Arthur Schlesinger once wrote: “Liberalism in America has been ordinarily the movement on the part of the other sections of society to restrain the power of the business community.” Eugene V. Debs came to the forefront because that was no longer true. Even during the supposed Age of Reform (Hofstadter) or what we now term the Progressive Era in politics (strangely that world is nothing like the progressives of our time!). Most of the reforms had just the opposite effect, they benefited Big Business and pauperized the masses. Even when Workmen’s Compensation laws were enacted, it was to the benefit of the employer, not the worker in the long run. As Zinn attests:
In this period, cities also put through reforms, many of them giving power to city councils instead of mayors, or hiring city managers.
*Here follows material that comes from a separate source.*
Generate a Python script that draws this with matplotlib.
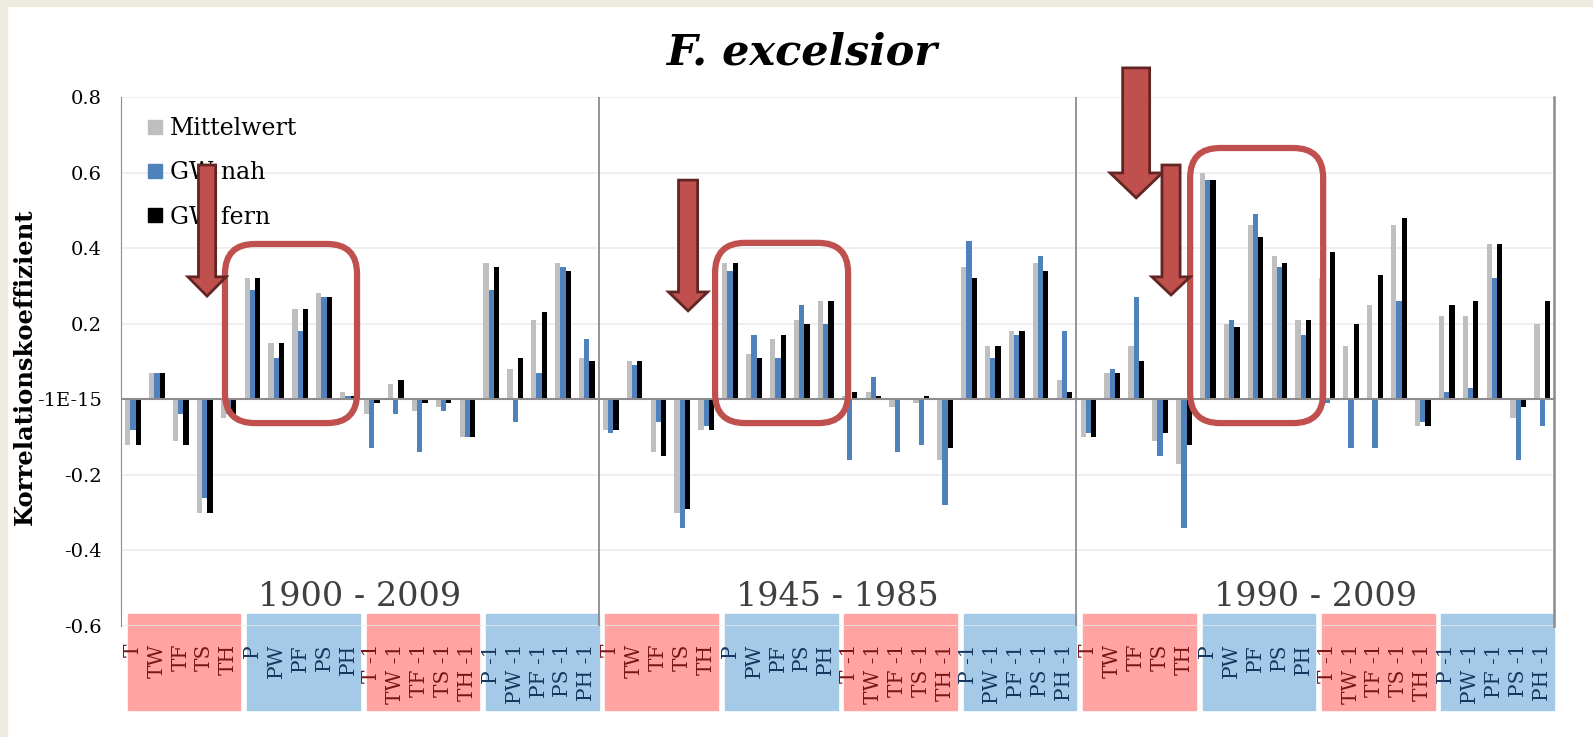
import matplotlib.pyplot as plt
import matplotlib.patches as patches
from matplotlib.lines import Line2D
import numpy as np

plt.rcParams['font.family'] = ['DejaVu Serif']

# ---------------------------------------------------------------
# data
# ---------------------------------------------------------------
categories = ["T", "TW", "TF", "TS", "TH", "P", "PW", "PF", "PS", "PH",
              "T -1", "TW -1", "TF -1", "TS -1", "TH -1",
              "P -1", "PW -1", "PF -1", "PS -1", "PH -1"]
periods = ["1900 - 2009", "1945 - 1985", "1990 - 2009"]
series_names = ["Mittelwert", "GW nah", "GW fern"]

mittelwert_1900 = [-0.12, 0.07, -0.11, -0.30, -0.05, 0.32, 0.15, 0.24, 0.28, 0.02,
                   -0.04, 0.04, -0.03, -0.02, -0.10, 0.36, 0.08, 0.21, 0.36, 0.11]
gw_nah_1900 = [-0.08, 0.07, -0.04, -0.26, -0.04, 0.29, 0.11, 0.18, 0.27, 0.01,
               -0.13, -0.04, -0.14, -0.03, -0.10, 0.29, -0.06, 0.07, 0.35, 0.16]
gw_fern_1900 = [-0.12, 0.07, -0.12, -0.30, -0.04, 0.32, 0.15, 0.24, 0.27, 0.01,
                -0.01, 0.05, -0.01, -0.01, -0.10, 0.35, 0.11, 0.23, 0.34, 0.10]

mittelwert_1945 = [-0.08, 0.10, -0.14, -0.30, -0.08, 0.36, 0.12, 0.16, 0.21, 0.26,
                   0.01, 0.02, -0.02, -0.01, -0.16, 0.35, 0.14, 0.18, 0.36, 0.05]
gw_nah_1945 = [-0.09, 0.09, -0.06, -0.34, -0.07, 0.34, 0.17, 0.11, 0.25, 0.20,
               -0.16, 0.06, -0.14, -0.12, -0.28, 0.42, 0.11, 0.17, 0.38, 0.18]
gw_fern_1945 = [-0.08, 0.10, -0.15, -0.29, -0.08, 0.36, 0.11, 0.17, 0.20, 0.26,
                0.02, 0.01, 0.0, 0.01, -0.13, 0.32, 0.14, 0.18, 0.34, 0.02]

mittelwert_1990 = [-0.10, 0.07, 0.14, -0.11, -0.17, 0.60, 0.20, 0.46, 0.38, 0.21,
                   0.32, 0.14, 0.25, 0.46, -0.07, 0.22, 0.22, 0.41, -0.05, 0.20]
gw_nah_1990 = [-0.09, 0.08, 0.27, -0.15, -0.34, 0.58, 0.21, 0.49, 0.35, 0.17,
               -0.01, -0.13, -0.13, 0.26, -0.06, 0.02, 0.03, 0.32, -0.16, -0.07]
gw_fern_1990 = [-0.10, 0.07, 0.10, -0.09, -0.12, 0.58, 0.19, 0.43, 0.36, 0.21,
                0.39, 0.20, 0.33, 0.48, -0.07, 0.25, 0.26, 0.41, -0.02, 0.26]

y_ticks = [0.8, 0.6, 0.4, 0.2, 0.0, -0.2, -0.4, -0.6]
y_tick_labels = ["0.8", "0.6", "0.4", "0.2", "-1E-15", "-0.2", "-0.4", "-0.6"]

# ---------------------------------------------------------------
# styling
# ---------------------------------------------------------------
SERIES_COLORS = ["#BFBFBF", "#4F81BD", "#000000"]
BOX_RED, BOX_BLUE = "#FFA3A3", "#A5CAE7"
TXT_RED, TXT_BLUE = "#7A1515", "#17365D"
MARK_RED, MARK_EDGE = "#C0504D", "#632523"
BAR_W = 0.22

fig = plt.figure(figsize=(15.93, 7.37), dpi=100, facecolor="white")
ax = fig.add_axes([0.0760, 0.1506, 0.8996, 0.7178])

# beige slide frame on left / top
fig.patches.append(patches.Rectangle((0, 0), 7 / 1593, 1, transform=fig.transFigure,
                                     color="#EEEBE0", zorder=0))
fig.patches.append(patches.Rectangle((0, 1 - 6 / 737), 1, 6 / 737, transform=fig.transFigure,
                                     color="#EEEBE0", zorder=0))

n_cat = len(categories)
series = [mittelwert_1900 + mittelwert_1945 + mittelwert_1990,
          gw_nah_1900 + gw_nah_1945 + gw_nah_1990,
          gw_fern_1900 + gw_fern_1945 + gw_fern_1990]
x = np.arange(n_cat * len(periods))

for i, (vals, col, name) in enumerate(zip(series, SERIES_COLORS, series_names)):
    ax.bar(x + (i - 1) * BAR_W, vals, width=BAR_W, color=col, label=name, zorder=3)

ax.set_xlim(-0.5, len(x) - 0.5)
ax.set_ylim(-0.6, 0.8)
ax.set_yticks(y_ticks)
ax.set_yticklabels(y_tick_labels, fontsize=14)
ax.tick_params(axis="y", length=0, pad=14)
ax.set_xticks([])

ax.set_axisbelow(True)
ax.yaxis.grid(True, color="#EBEBEB", lw=1.1)
ax.axhline(0, color="#8C8C8C", lw=1.5, zorder=4)
for s in ["top", "bottom"]:
    ax.spines[s].set_visible(False)
ax.spines["left"].set_color("#8C8C8C")
ax.spines["right"].set_color("#8C8C8C")
ax.spines["right"].set_linewidth(1.8)
for p in range(1, len(periods)):
    ax.axvline(p * n_cat - 0.5, color="#8C8C8C", lw=1.3, zorder=4)

ax.set_ylabel("Korrelationskoeffizient", fontsize=17.5, fontweight="bold")
ax.yaxis.set_label_coords(-0.0586, 0.49)

fig.text(0.503, 0.929, "F. excelsior", ha="center", va="center",
         fontsize=31, fontweight="bold", fontstyle="italic")

# multi-level category axis: coloured blocks, rotated labels, period names
xt = ax.get_xaxis_transform()
for p, period in enumerate(periods):
    base = p * n_cat
    ax.text(base + (n_cat - 1) / 2, 0.055, period, transform=xt, ha="center", va="center",
            fontsize=24, color="#404040")
    for g in range(4):
        red = g % 2 == 0
        ax.add_patch(patches.Rectangle((base + g * 5 - 0.5 + 0.28, -0.159), 4.72, 0.182,
                                       transform=xt, color=BOX_RED if red else BOX_BLUE,
                                       clip_on=False, zorder=0.4))
        for k in range(5):
            c = g * 5 + k
            ax.text(base + c, -0.034, categories[c], transform=xt, rotation=90,
                    ha="center", va="top", fontsize=14.5,
                    color=TXT_RED if red else TXT_BLUE)

# legend
handles = [Line2D([], [], marker="s", linestyle="none", markersize=10,
                  markerfacecolor=c, markeredgecolor=c) for c in SERIES_COLORS]
ax.legend(handles, series_names, loc="upper left", bbox_to_anchor=(0.0174, 0.962),
          frameon=False, fontsize=17, handlelength=0.8, handletextpad=0.2,
          labelspacing=0.9, borderpad=0, borderaxespad=0)

# rounded highlight boxes (category span, value span)
ax_w_px = fig.get_figwidth() * fig.dpi * ax.get_position().width
ax_h_px = fig.get_figheight() * fig.dpi * ax.get_position().height
px_x = ax_w_px / len(x)
px_y = ax_h_px / 1.4
aspect = px_x / px_y
highlight_boxes = [(3.85, 9.38, -0.063, 0.411),
                   (24.37, 29.94, -0.063, 0.414),
                   (44.26, 49.83, -0.063, 0.665)]
for x0, x1, y0, y1 in highlight_boxes:
    ax.add_patch(patches.FancyBboxPatch((x0, y0), x1 - x0, y1 - y0,
                                        boxstyle=f"round,pad=0,rounding_size={30 / px_x:.3f}",
                                        mutation_aspect=aspect, fill=False,
                                        edgecolor=MARK_RED, lw=4.5, zorder=6, clip_on=False))

# block arrows: centre, shaft half-width, head half-width, top, head start, tip
arrows = [(3.10, 0.36, 0.80, 0.620, 0.324, 0.273),
          (23.24, 0.40, 0.82, 0.580, 0.284, 0.234),
          (42.00, 0.565, 1.09, 0.877, 0.599, 0.533),
          (43.46, 0.38, 0.80, 0.620, 0.324, 0.276)]
for cx, sw, hw, top, head, tip in arrows:
    verts = [(cx - sw, top), (cx + sw, top), (cx + sw, head), (cx + hw, head),
             (cx, tip), (cx - hw, head), (cx - sw, head)]
    ax.add_patch(patches.Polygon(verts, closed=True, facecolor=MARK_RED,
                                 edgecolor=MARK_EDGE, lw=2, zorder=7, clip_on=False))

fig.savefig("out.png", dpi=100)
The idea was more efficiency, more stability. “The end result of the movements was to place city government firmly in the hands of the business class,” Weinstein says. What reformers saw as more democracy in city government, urban historian Samuel Hays sees as the centralization of power in fewer hands, giving business and professional men more direct control over city government. (353)
We’ve seen that with the privatization of Health Care in Obamacare, which on the surface seems a good thing, but in fact with privatization and regulation now in the hands of the Factory Insurance systems organized under regulatory systems of profit, care will not go up but is not under the control of Big Business. Our supposed reforms once again benefit business, who now has reduced the overcost of insurance it once had to pay, as well as in most of the service sector skating by with minimal or nor compensation through reducing work to part-time and disallowing full-time jobs to save on many of the remaining regulated systems in place. Everywhere you look Big Business has monopolized and unloaded its shifting responsibility on the private sector to the detriment of workers everywhere.
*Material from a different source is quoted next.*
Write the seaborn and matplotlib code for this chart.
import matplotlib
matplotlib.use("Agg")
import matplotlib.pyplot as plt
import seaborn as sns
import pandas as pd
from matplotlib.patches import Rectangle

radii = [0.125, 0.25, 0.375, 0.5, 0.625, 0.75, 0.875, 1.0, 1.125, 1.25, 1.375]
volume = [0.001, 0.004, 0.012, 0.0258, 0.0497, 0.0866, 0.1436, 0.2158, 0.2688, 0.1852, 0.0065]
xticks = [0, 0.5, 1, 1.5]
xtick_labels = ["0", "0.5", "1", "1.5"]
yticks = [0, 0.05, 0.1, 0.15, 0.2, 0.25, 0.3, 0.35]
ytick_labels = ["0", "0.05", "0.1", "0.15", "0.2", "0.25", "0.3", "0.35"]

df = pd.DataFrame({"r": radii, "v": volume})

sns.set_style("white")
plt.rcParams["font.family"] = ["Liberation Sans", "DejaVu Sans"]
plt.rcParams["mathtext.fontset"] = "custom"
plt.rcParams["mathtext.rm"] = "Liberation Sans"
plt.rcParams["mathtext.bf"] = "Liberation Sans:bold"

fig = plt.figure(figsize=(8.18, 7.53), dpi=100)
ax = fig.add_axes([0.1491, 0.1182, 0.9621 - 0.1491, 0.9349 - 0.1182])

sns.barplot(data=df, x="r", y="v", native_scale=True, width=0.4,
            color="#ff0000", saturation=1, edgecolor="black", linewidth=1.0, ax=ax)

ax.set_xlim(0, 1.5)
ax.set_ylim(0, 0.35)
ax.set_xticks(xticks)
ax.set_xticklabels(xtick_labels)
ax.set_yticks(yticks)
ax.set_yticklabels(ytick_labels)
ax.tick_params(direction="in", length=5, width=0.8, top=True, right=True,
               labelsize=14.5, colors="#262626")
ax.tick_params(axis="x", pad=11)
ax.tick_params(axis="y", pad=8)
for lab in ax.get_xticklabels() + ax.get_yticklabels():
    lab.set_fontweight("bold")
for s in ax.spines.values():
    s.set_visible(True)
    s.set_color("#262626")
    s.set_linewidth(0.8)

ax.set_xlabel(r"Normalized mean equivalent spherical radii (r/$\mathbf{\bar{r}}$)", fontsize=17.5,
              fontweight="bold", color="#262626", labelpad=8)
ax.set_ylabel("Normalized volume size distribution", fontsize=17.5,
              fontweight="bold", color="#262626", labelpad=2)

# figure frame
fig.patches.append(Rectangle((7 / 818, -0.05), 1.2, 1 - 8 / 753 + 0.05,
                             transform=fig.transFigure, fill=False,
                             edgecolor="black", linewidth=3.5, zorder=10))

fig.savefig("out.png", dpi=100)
The outcry against the Great War forced Woodrow Wilson to act. Wilson was under the thumb of Big Business to enter the war, and the likes of Debs and other socialists, anarchists, and ant-war protestors were beginning to take a toll and sway the public at large. Congress passed, and Wilson signed, in June of 1917, the Espionage Act. From its title one would suppose it was an act against spying. However, it had a clause that provided penalties up to twenty years in prison for “Whoever, when the United States is at war, shall wilfully cause or attempt to cause insubordination, disloyalty, mutiny, or refusal of duty in the military or naval forces of the United States, or shall wilfully obstruct the recruiting or enlistment service of the U.S. . . .” Unless one had a theory about the nature of governments, it was not clear how the Espionage Act would be used. It even had a clause that said “nothing in this section shall be construed to limit or restrict . . . any discussion, comment, or criticism of the acts or policies of the Government. . . .” But its double-talk concealed a singleness of purpose. The Espionage Act was used to imprison Americans who spoke or wrote against the war. (Zinn, 365)
Debs was arrested for violating the Espionage Act. There were draft-age youths in his audience, and his words would “obstruct the recruiting or enlistment service.” His words were intended to do much more than that: Yes, in good time we are going to sweep into power in this nation and throughout the world. We are going to destroy all enslaving and degrading capitalist institutions and re-create them as free and humanizing institutions. The world is daily changing before our eyes. The sun of capitalism is setting; the sun of Socialism is rising. . . . In due time the hour will strike and this great cause triumphant . . . will proclaim the emancipation of the working class and the brotherhood of all mankind. (Thunderous and prolonged applause.) (Zinn, 367)
Debs would remain in jail through the war and not be pardoned till 1921 by President Harding.
- June 16, 1918 — Debs made his famous anti-war speech in Canton, Ohio, protesting World War I which was raging in Europe. For this speech he was arrested and convicted in federal court in Cleveland, Ohio under the war-time espionage law. He was his own attorney and his appeal to the jury and his statement to the court before sentencing, are regarded as two of the great classic statements ever made in a court of law. He was sentenced to serve 10 years in prison.
- April 12, 1919 — Debs began serving his sentence in Moundsville, W. Va. State prison and was transferred to Atlanta, Ga. Federal prison two months later. His humility and friendliness and his assistance to all won him the respect and admiration of the most hardened convicts.
- 1920 — For the fifth and last time, while a prisoner at Atlanta, he was nominated to run for president on the Socialist party ticket. Conducting his campaign from inside the prison, he was given nearly a million votes but was defeated by the Republican, Warren G. Harding. On Christmas Day, 1921 President Harding released Debs from prison, commuting his sentence to time served.
- Dec. 28, 1921 — Debs arrived home in Terre Haute from prison and was given a tremendous welcome by thousand of Terre Hauteans. Debs spent his remaining days trying to recover his health which was severely undermined by prison confinement. He made several speeches, wrote many articles and finally in 1926 went to Lindlahr sanitarium just outside of Chicago.
- Oct. 20, 1926 — Eugene V. Debs died in Lindlahr sanitarium. His body was brought back to Terre Haute where it lay in state in the Terre Haute Central Labor Temple. Great men and women from the world came over to Terre Haute for his funeral which was conducted by Norman Thomas from the front porch of the Debs home. ThIrty-eight years later, Thomas returned to Terre Haute to dedicate the Debs home as a memorial to the great humanitarian. Debs was cremated and his ashes were interred in Highland Lawn cemetery, Terre Haute, with only a simple marker. Ten years later his beloved wife, Kate, was buried beside him. Over the years, hundreds have journeyed to his grave to pay tribute to this great man whose many reforms have now become a part of the American way of life. There is hardly any American alive today, rich or poor, whose life has not been touched in some beneficent way by the influence of Eugene Victor Debs.